Anche per questo, è molto cresciuto in queste settimane il partito proporzionalista. L’Italicum aveva infatti un impianto di tipo maggioritario (molto rozzamente: chi ha anche solo un voto in più vince e governa), che funziona egregiamente quando in lizza vi sono solo due forze, ma che invece comprime tutte le altre quando, appunto, di forze ve ne sono ben più di due: come è sempre accaduto nella storia d’Italia, e come è vero anche oggi. Sconfitto al referendum, sconfitto innanzi alla suprema Corte, il partito maggioritario avrebbe difficoltà a resistere alla rivincita del proporzionalismo.
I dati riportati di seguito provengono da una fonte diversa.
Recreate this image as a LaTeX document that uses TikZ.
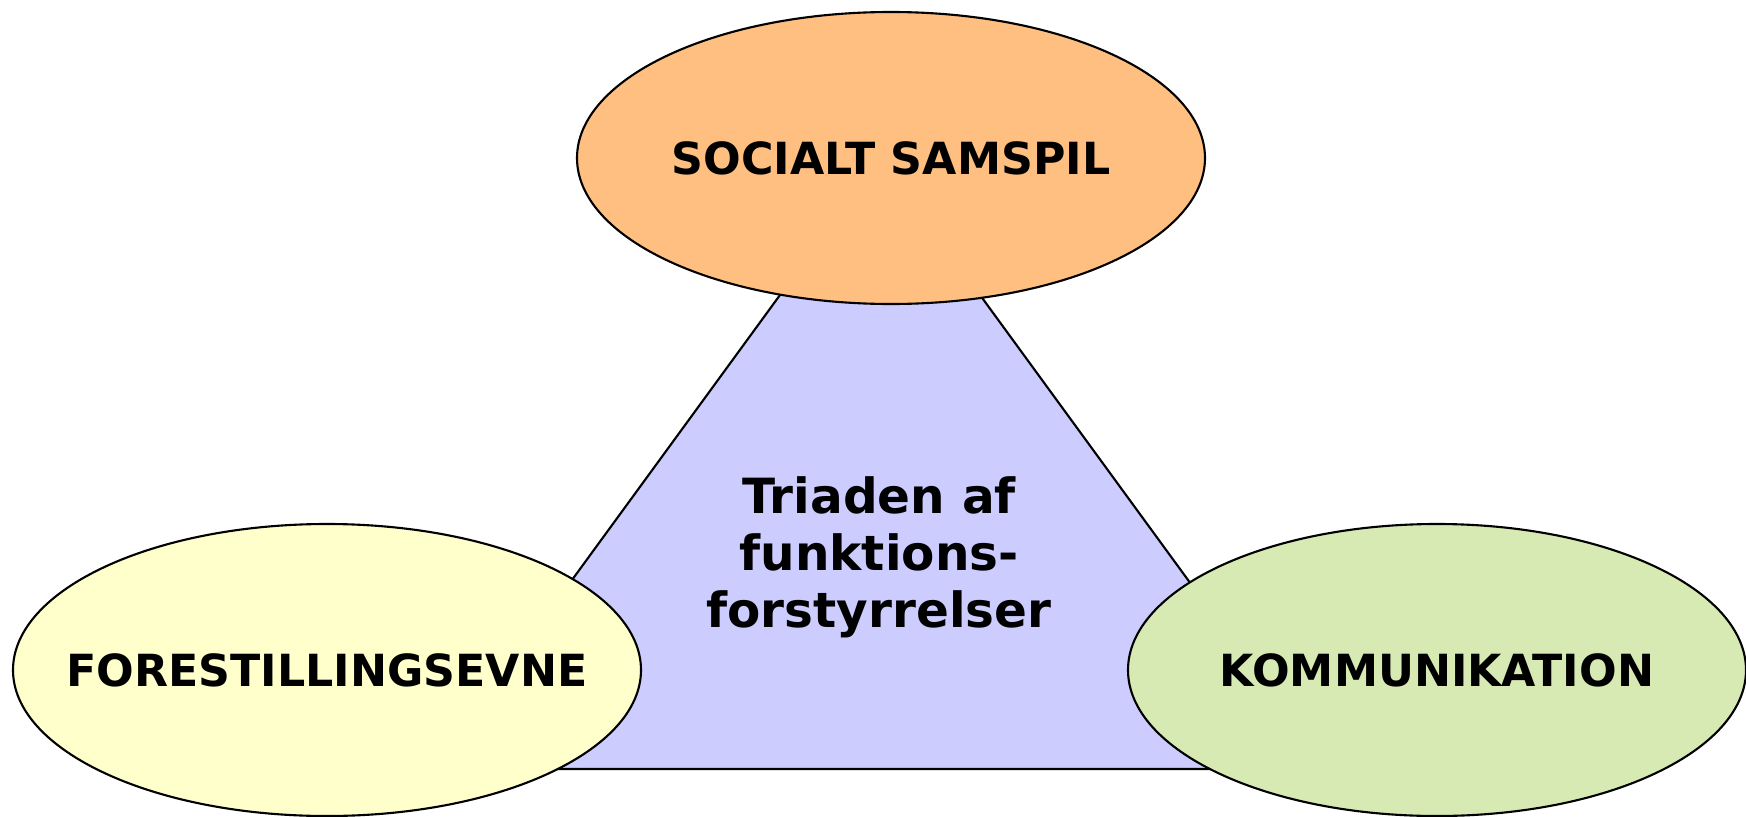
\documentclass[tikz,border=0pt]{standalone}
\usepackage{fontspec}
\setmainfont{DejaVu Sans}
\usetikzlibrary{shapes.geometric}

\definecolor{samspil}{RGB}{255,191,128}
\definecolor{forestil}{RGB}{255,255,204}
\definecolor{kommun}{RGB}{216,234,180}
\definecolor{triade}{RGB}{204,204,255}

\tikzset{
    area/.style={ellipse, draw=black, line width=0.6pt, inner sep=0pt,
        minimum width=6.28cm, minimum height=2.92cm,
        label={[font=\fontsize{12.6}{14}\selectfont\bfseries]center:#1}},
}

\begin{document}
\begin{tikzpicture}

    \useasboundingbox (0, 0) rectangle (17.46, 8.16);

    % Triangle
    \coordinate (apex) at (8.80, 6.58);
    \coordinate (lcorner) at (4.34, 0.47);
    \coordinate (rcorner) at (13.26, 0.47);
    \draw [fill=triade, line width=0.6pt] (lcorner) -- (rcorner) -- (apex) -- cycle;
    \node [align=center, font=\fontsize{13.8}{16.2}\selectfont\bfseries] (triad) at (8.79, 2.59)
        {Triaden af\\funktions-\\forstyrrelser};

    % Ellipses
    \node [area=SOCIALT SAMSPIL, fill=samspil] (social) at (8.91, 6.58) {};
    \node [area=FORESTILLINGSEVNE, fill=forestil] (imagin) at (3.27, 1.46) {};
    \node [area=KOMMUNIKATION, fill=kommun, minimum width=6.18cm] (commun) at (14.37, 1.46) {};

\end{tikzpicture}
\end{document}
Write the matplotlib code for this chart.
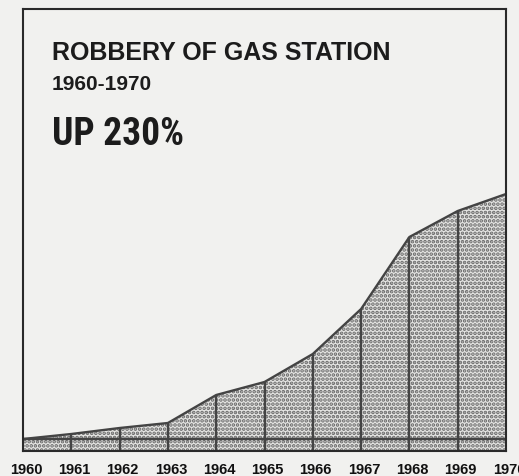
import matplotlib
matplotlib.use("Agg")
import matplotlib.pyplot as plt
import matplotlib.transforms as mtransforms

# Data (arbitrary index units above the baseline)
years = [1960, 1961, 1962, 1963, 1964, 1965, 1966, 1967, 1968, 1969, 1970]
robberies = [0, 5, 11, 16, 44, 57, 85, 130, 202, 228, 245]
year_labels = [str(y) for y in years]
title = "ROBBERY OF GAS STATION"
subtitle = "1960-1970"
headline = "UP 230%"

W, H = 519, 477
fig = plt.figure(figsize=(W / 100, H / 100), dpi=100)
bg = "#f1f1ef"
fig.patch.set_facecolor(bg)
plt.rcParams["hatch.linewidth"] = 1.8

left, right, top, bottom = 23, 506, 10, 452
ax = fig.add_axes([left / W, 1 - bottom / H, (right - left) / W, (bottom - top) / H])
ax.set_facecolor(bg)

ymin, ymax = -12, 430
ax.set_xlim(years[0], years[-1])
ax.set_ylim(ymin, ymax)

line_col = "#444444"
ax.fill_between(years, ymin, robberies, facecolor="#e4e4e2", edgecolor="#666666",
                hatch="....", linewidth=0, zorder=1)
ax.plot(years, robberies, color=line_col, lw=1.7, zorder=3, solid_joinstyle="round")
ax.vlines(years[1:-1], ymin, robberies[1:-1], color=line_col, lw=1.7, zorder=3)
ax.axhline(0, color=line_col, lw=1.7, zorder=3)

for s in ax.spines.values():
    s.set_color("#2a2a2a")
    s.set_linewidth(1.5)
    s.set_zorder(4)

ax.set_yticks([])
ax.set_xticks(years)
ax.set_xticklabels(year_labels, fontfamily="Liberation Sans", fontweight="bold",
                   fontsize=10.5, color="#111111")
ax.tick_params(axis="x", length=0, pad=8)
offset = mtransforms.ScaledTranslation(3 / 100, 0, fig.dpi_scale_trans)
for lab in ax.get_xticklabels():
    lab.set_transform(lab.get_transform() + offset)

fig.text(52 / W, 1 - 60 / H, title, fontfamily="Liberation Sans", fontweight="bold",
         fontsize=18, color="#1c1c1c", va="baseline", ha="left")
fig.text(52 / W, 1 - 90 / H, subtitle, fontfamily="Liberation Sans", fontweight="bold",
         fontsize=15, color="#1c1c1c", va="baseline", ha="left")
fig.text(52 / W, 1 - 145 / H, headline,
         fontfamily=["Roboto Condensed", "Liberation Sans Narrow", "Roboto"],
         fontweight="bold", fontsize=27, color="#1c1c1c", va="baseline", ha="left")

fig.savefig("out.png", dpi=100, facecolor=bg)
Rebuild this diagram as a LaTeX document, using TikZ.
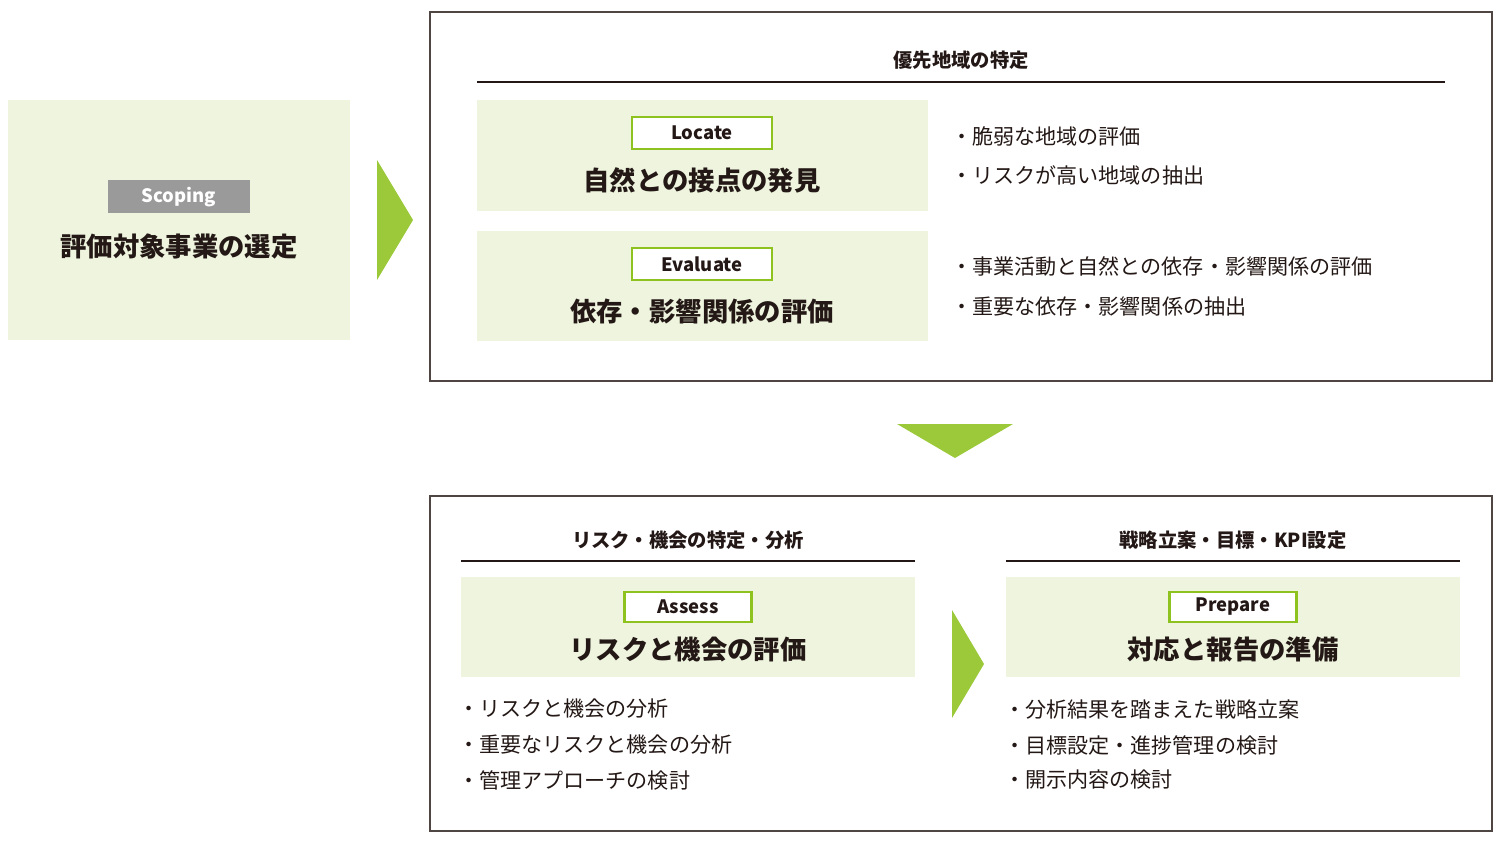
\documentclass[tikz,border=0pt]{standalone}
\usepackage{fontspec}
\setmainfont{Noto Sans CJK JP}
\newfontfamily\jpb{Noto Sans CJK JP}[BoldFont={* Bold},UprightFont={* Medium}]
\definecolor{lg}{HTML}{EEF4DE}
\definecolor{gb}{HTML}{8DC21F}
\definecolor{ga}{HTML}{9BC93A}
\definecolor{gy}{HTML}{9A9A9A}
\definecolor{tx}{HTML}{231815}
\begin{document}
\begin{tikzpicture}[x=0.02cm,y=-0.02cm,
  fillbox/.style={fill=lg,draw=none},
  frame/.style={draw=tx!80,line width=0.8pt},
  tag/.style={draw=gb,line width=1.2pt,fill=white,inner sep=0,font=\fontsize{10.5}{12}\selectfont\bfseries,text=tx},
  head/.style={font=\fontsize{15}{18}\selectfont\bfseries,text=tx},
  ttl/.style={font=\fontsize{11}{13}\selectfont\bfseries,text=tx},
  bul/.style={font=\fontsize{12}{14}\selectfont,text=tx,anchor=west},
  arr/.style={fill=ga,draw=none}]
\useasboundingbox (0,0) rectangle (1500,858);
% scoping
\fill[fillbox] (8,100) rectangle (350,340);
\node[fill=gy,minimum width=142*0.02cm,minimum height=33*0.02cm,inner sep=0,text=white,font=\fontsize{10.5}{12}\selectfont\bfseries] (sc) at (179,197) {Scoping};
\node[head] (sct) at (179,247) {評価対象事業の選定};
\fill[arr] (377,160) -- (413,220) -- (377,280) -- cycle;
% top frame
\draw[frame] (430,12) rectangle (1492,381);
\node[ttl] (t1) at (961,60) {優先地域の特定};
\draw[tx,line width=0.8pt] (477,82) -- (1445,82);
\fill[fillbox] (477,100) rectangle (928,211);
\node[tag,minimum width=140*0.02cm,minimum height=32*0.02cm] (loc) at (702,133) {Locate};
\node[head] (loct) at (702,180) {自然との接点の発見};
\fill[fillbox] (477,231) rectangle (928,341);
\node[tag,minimum width=140*0.02cm,minimum height=32*0.02cm] (ev) at (702,264) {Evaluate};
\node[head] (evt) at (702,311) {依存・影響関係の評価};
\node[bul] at (945,136) {・脆弱な地域の評価};
\node[bul] at (945,175) {・リスクが高い地域の抽出};
\node[bul] at (945,266) {・事業活動と自然との依存・影響関係の評価};
\node[bul] at (945,306) {・重要な依存・影響関係の抽出};
\fill[arr] (897,424) -- (1013,424) -- (955,458) -- cycle;
% bottom frame
\draw[frame] (430,496) rectangle (1492,831);
\node[ttl] (t2) at (688,540) {リスク・機会の特定・分析};
\draw[tx,line width=0.8pt] (461,561) -- (915,561);
\fill[fillbox] (461,577) rectangle (915,677);
\node[tag,minimum width=127*0.02cm,minimum height=30*0.02cm] (as) at (688,607) {Assess};
\node[head] (ast) at (688,649) {リスクと機会の評価};
\node[bul] at (452,709) {・リスクと機会の分析};
\node[bul] at (452,745) {・重要なリスクと機会の分析};
\node[bul] at (452,780) {・管理アプローチの検討};
\fill[arr] (952,610) -- (984,664) -- (952,718) -- cycle;
\node[ttl] (t3) at (1233,540) {戦略立案・目標・KPI設定};
\draw[tx,line width=0.8pt] (1006,561) -- (1460,561);
\fill[fillbox] (1006,577) rectangle (1460,677);
\node[tag,minimum width=127*0.02cm,minimum height=30*0.02cm] (pr) at (1233,607) {Prepare};
\node[head] (prt) at (1233,649) {対応と報告の準備};
\node[bul] at (998,709) {・分析結果を踏まえた戦略立案};
\node[bul] at (998,745) {・目標設定・進捗管理の検討};
\node[bul] at (998,780) {・開示内容の検討};
\end{tikzpicture}
\end{document}
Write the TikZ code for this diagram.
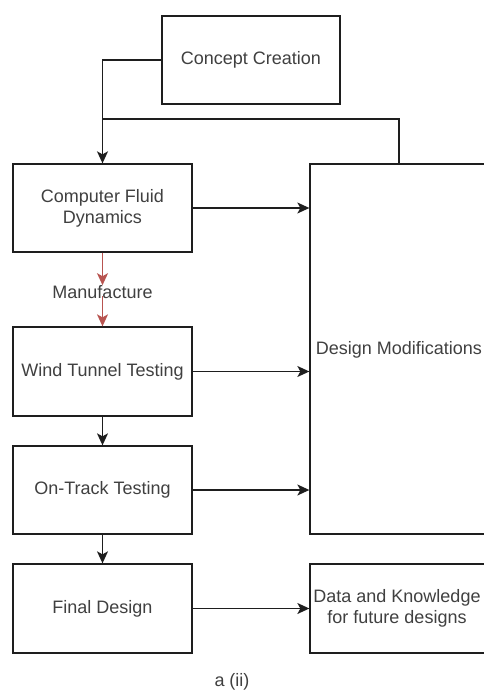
\documentclass[tikz,border=0pt]{standalone}
\usepackage{fontspec}
\setmainfont{Liberation Sans}
\usetikzlibrary{arrows.meta}
\definecolor{linec}{RGB}{30,30,30}
\definecolor{textc}{RGB}{64,64,64}
\definecolor{redc}{RGB}{184,84,80}
\tikzset{
  box/.style={draw=linec, line width=1.3pt, fill=white, text=textc, align=center,
    font=\fontsize{18}{21}\selectfont, inner sep=0pt},
  conn/.style={draw=linec, line width=1.3pt, -{Stealth[length=12pt,width=11pt,inset=3pt]}},
  plain/.style={draw=linec, line width=1.3pt},
  redconn/.style={draw=redc, line width=1.3pt, -{Stealth[length=12pt,width=11pt,inset=3pt]}},
  lbl/.style={text=textc, font=\fontsize{18}{21}\selectfont, inner sep=0pt}
}
\begin{document}
\begin{tikzpicture}[x=1pt,y=-1pt]
\useasboundingbox (0,0) rectangle (484,693);
\node[box, minimum width=178pt, minimum height=88pt] (cc) at (251,60) {Concept Creation};
\node[box, minimum width=179pt, minimum height=88pt] (cfd) at (102.5,208) {Computer Fluid\\Dynamics};
\node[box, minimum width=179pt, minimum height=89pt] (wt) at (102.5,371.5) {Wind Tunnel Testing};
\node[box, minimum width=179pt, minimum height=88pt] (ot) at (102.5,490) {On-Track Testing};
\node[box, minimum width=179pt, minimum height=89pt] (fd) at (102.5,608.5) {Final Design};
\node[box, minimum width=182pt, minimum height=370pt] (dm) at (401,349) {};
\node[lbl] (dmt) at (399,350) {Design Modifications};
\node[box, minimum width=182pt, minimum height=89pt] (dk) at (401,608.5) {};
\node[lbl, align=center] (dkt) at (397,608) {Data and Knowledge\\for future designs};
\node[lbl] (mf) at (102.5,292) {Manufacture};
\node[lbl] (cap) at (232,682) {a (ii)};
\coordinate (fb) at (102.5,119);
\coordinate (mfs) at (102.5,296);
\coordinate (dmtop) at (399,164);
% connectors
\draw[conn] (cc.west) -| (cfd.north);
\draw[plain] (dmtop) |- (fb);
\draw[redconn] (cfd.south) -- (mf.north);
\draw[redconn] (mfs) -- (wt.north);
\draw[conn] (wt.south) -- (ot.north);
\draw[conn] (ot.south) -- (fd.north);
\draw[conn] (cfd.east) -- (cfd.east -| dm.west);
\draw[conn] (wt.east) -- (wt.east -| dm.west);
\draw[conn] (ot.east) -- (ot.east -| dm.west);
\draw[conn] (fd.east) -- (fd.east -| dk.west);
\end{tikzpicture}
\end{document}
Che risponde, per dirla altrettanto rozzamente, al principio per cui ciascuno conta per i voti che ha, pochi o molti che siano, si raggiunga o meno una maggioranza.
Ufficialmente il Pd rimane per una soluzione di tipo maggioritario, ma le probabilità che si trovi un accordo in Parlamento sulla proposta fatta da Renzi di tornare al Mattarellum, cioè alla legge per tre quarti maggioritaria con cui si è votato nei primi anni della seconda Repubblica, sono molto basse.
In realtà, sia dentro il Pd che fra i suoi alleati cresce la voglia di proporzionale. Per tre ragioni. Primo, perché il disorientamento seguito al referendum suggerisce alle forze politiche di rimandare il problema del governo a dopo il voto, non essendo quasi nessun partito pronto a presentarsi credibilmente in coalizione con altre formazioni. Secondo, perché col proporzionale molti pensano che sia più difficile ai Cinquestelle ottenere la maggioranza, anche qualora dovesse trovare un accordo con la Lega su una piattaforma giustizialista, nazionalista, antieuropeista. Terzo, perché una legge proporzionale allontana i segretari di partito dalla Presidenza del Consiglio. Cioè, per dirla più chiaramente, perché per Renzi sarebbe più difficile far valere la sua candidatura a Palazzo Chigi. Uno scenario possibile sarebbe infatti il seguente: Cinquestelle primo partito, ma senza una maggioranza parlamentare. L’onere di governare spetterebbe allora a una coalizione da formarsi tra le altre forze, ma che certo non potrebbe essere guidata dal segretario del Pd che non avesse vinto le elezioni.
L’ultimo fattore da considerare è il fattore tempo. È difficile che la Consulta consegni al Paese una legge elettorale bell’e fatta, già armonizzata con il sistema di voto del Senato (che è a sua volta figlio di una illegittimità costituzionale, quella del cosiddetto Porcellum). D’altra parte non si scappa: le leggi deve farle il Parlamento, a meno che la politica non voglia rinunciare completamente al suo ruolo. Ma vent’anni di affanni della seconda Repubblica dimostrano se non altro una cosa: che fare una buona legge elettorale è, per un sistema che ha difficoltà ad autoriformarsi, la cosa più difficile del mondo. E prende un sacco di tempo. Più probabile è che dunque al voto non si andrà in primavera, e forse neppure a giugno.
A meno che Renzi non riesca a far saltare il tavolo e non trovi subito il terreno sul quale sfidare Grillo e i Cinquestelle. Nel Pd è ancora lui la carta più credibile da spendere nel confronto elettorale. Al confronto, Rossi o Emiliano, Speranza o Bersani paiono tutte proposte di pura interdizione.